Il serait juste aussi d’affirmer que lorsque leur relation commença à s’étioler, la reine Élizabeth II, le prince Philip et la reine mère prirent parti pour lui, tenant Margaret pour responsable du divorce. Preuve de son attachement à son beau-frère, la monarque ne lui retira pas son titre de Lord Snowdon après leur divorce.

Photo: Facebook The Crown

Cependant, contrairement à ce que présente la série, bien qu’elle ait rencontré Lyndon B. Johnson à Washington alors qu’elle effectuait en 1965 une tournée aux États-Unis avec son mari, que tous deux aient été conviés par le couple présidentiel américain à un dîner dansant à la Maison-Blanche, elle n’aurait pas embrassé le président américain pour obtenir un prêt pour le Royaume-Uni. Quand même. Non.

Ses enfants, David et Sarah Armstrong-Jones, respectivement créateur de meubles et artiste peintre, ne se sont pas entichés autant que leur tante de la célèbre série… Ils déploreraient l’image mal dépeinte de leur mère et le trop peu d’attention portée sur la manière dont elle pouvait être aimante et généreuse, toujours partante pour amener ses enfants partout avec elle, tout en les laissant libres de devenir ce qu’ils avaient envie d’être. À la mort de cette dernière, ils avaient d’ailleurs été obligés, à contrecœur, de vendre des objets personnels de la princesse pour payer d’immenses frais de succession.

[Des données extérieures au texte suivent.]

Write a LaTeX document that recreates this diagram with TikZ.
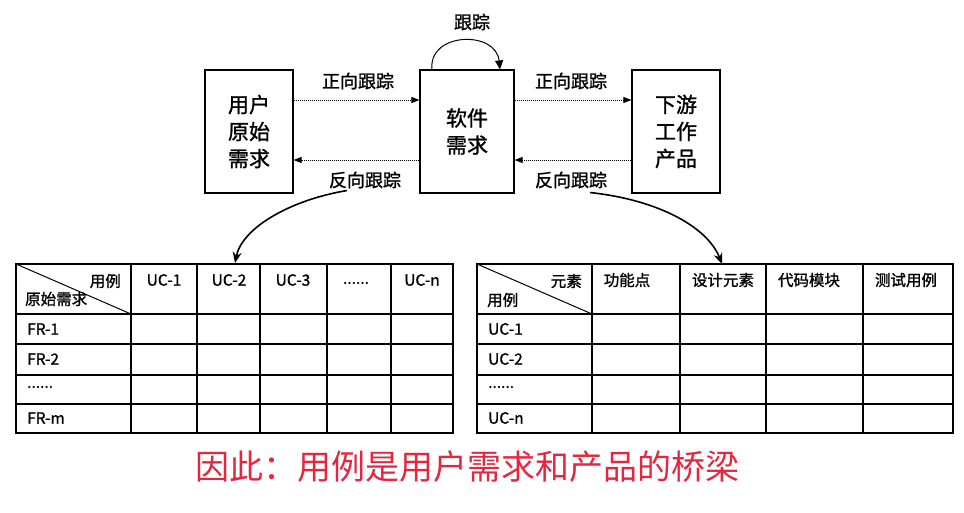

Si, par miracle, elle était encore à l’heure actuelle vivante et en grande forme, il y a fort à parier que la princesse Margaret aurait aimé s’afficher sur les réseaux sociaux, faire la une des magazines de mode, se tenir avec Margaret Atwood, fréquenter les Obama, commenter le Brexit et la présidence de Trump. Elle aurait donné une bonne claque en arrière de la tête d’Andrew, critiqué les tenues de Camilla et entretenu sans aucune pudeur une relation sentimentale avec un homme plus jeune qu’elle – ou pas –, sans doute un artiste un peu ténébreux. Ses petits-enfants auraient adoré pouvoir se vanter d’avoir une princesse pas comme les autres comme grand-maman, un modèle de non-conformisme, de parfaite imparfaite loin des cadres établis de la royauté, qu’il est d’ailleurs peut-être temps de remettre au goût du jour.